The author acknowledges that her views may sound like “old-fashioned hooey” to liberal readers schooled in a generation of Christian ethics that were formulated in the wake of the sexual revolution. But traditionalist tirades against fleshly sins are equally disconcerting to her. Just as the libertine practices of her past left her ashamed and unfulfilled, so also she now abhors the condemning bromides of conservatives. In her quest for surer ground, Ms. Winner claims Christianity as a religion about a divinity who became human and fleshly, like us.

The author began work on this book before her recent marriage and completed it after the wedding. Writing so close to a time of youthful singleness and dating is both a strength and weakness of her book. She understands those raging hormones but her marital experience is decidedly limited. At least she shares authentically about a challenging time of life with which many will identify and empathize.
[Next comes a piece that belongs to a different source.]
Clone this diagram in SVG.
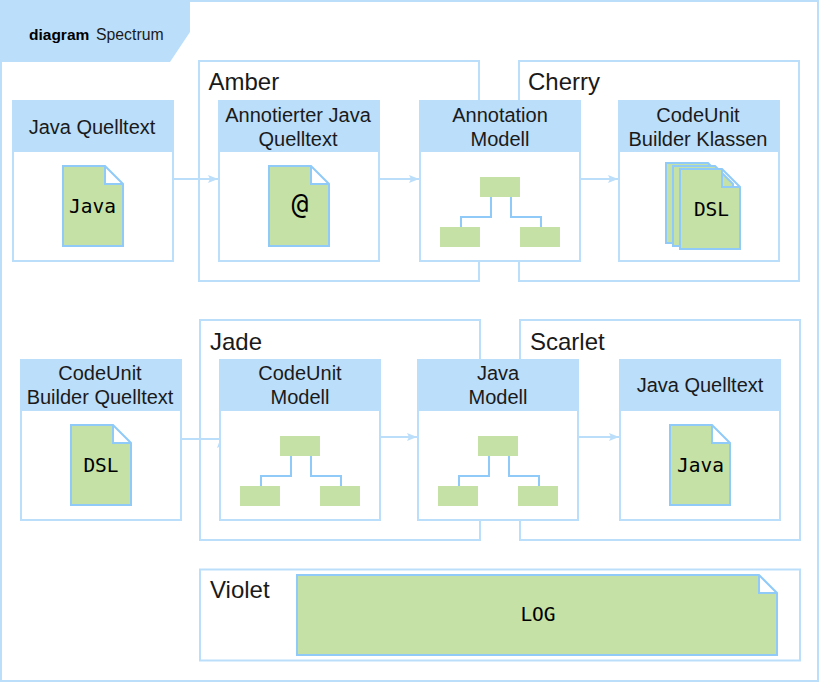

As a married young adult with a developing career, she now struggles for certainty and security amid the confusion of ambiguous social and religious standards. Those who recognize her difficulty will experience a mixture of both admiration and angst when she writes, for example: “[T]he Christian approach is neither hedonism nor [the] obliteration [of desire] -- it is discipline.”

“Christians cannot accept the culture’s story,” says Winner, who questions purely recreational sex without the possibility for procreation -- that is blind to consequences, that says one’s body is fully one’s own, and that claims orgasm gives the sexual act its validity.

To cope with moral ambiguity, Christians must establish strong personal boundaries and submit to the counsel and correction of a mutually accountable peer group of supportive fellow pilgrims.

Thomas Ryan does not confine his concern for body spirituality to matters sexual. He celebrates the male and female body in all its inclusive goodness and addresses with a mature mellowness the place of the body in the spiritual life. He understands the body as a mystery and regrets that Enlightenment thinking has denigrated the way we relate to our bodies. The inherited mind-body dualism that defines our confused theological ethics renders natural sexual behavior suspect.

“[The] biblical legacy is fine wine,” he says, “but alas, Christianity has poured copious water into its wine and resisted the radical nature of its own good news where the body is concerned.” On the one hand, it offers the highest theological evaluation of the body among all the religions of the world. On the other, it gives little attention to the body’s positive role in the spiritual life.

Fr. Ryan leads Prayer of Heart and Body retreats for like-minded people who find it rewarding to combine yoga and meditational arts. His book presents a variety of insights from 18 Christian yoga teachers and practitioners.

The human body is a sacred text within the larger text of creation. Fr. Ryan listens and learns from the body as he seeks to shape a contemporary somatic spirituality.

In a chapter on the body in the context of marriage, contributor James Wiseman, a Benedictine monk, celebrates sexual intercourse as the most intimate communion possible between husband and wife. Traditionally, the church viewed marriage as inferior to celibacy. Today it affirms a more positive appreciation of the body. Our sexuality can be a conduit, not an obstacle, to genuine wholeness and holiness. Carnal love authenticates the reality of Divine love. A sound, holistic spirituality acknowledges disciplined care for the body and its needs in the process of cultivating union with God.

Read the Winner book to help you engage the immediacy and earthiness of sexuality and spirituality today. Read Fr. Ryan for a more seasoned perspective.

Wayne A. Holst is an adult educator at St. David’s United Church, Calgary, Alberta, Canada. He teaches religion and culture at the University of Calgary.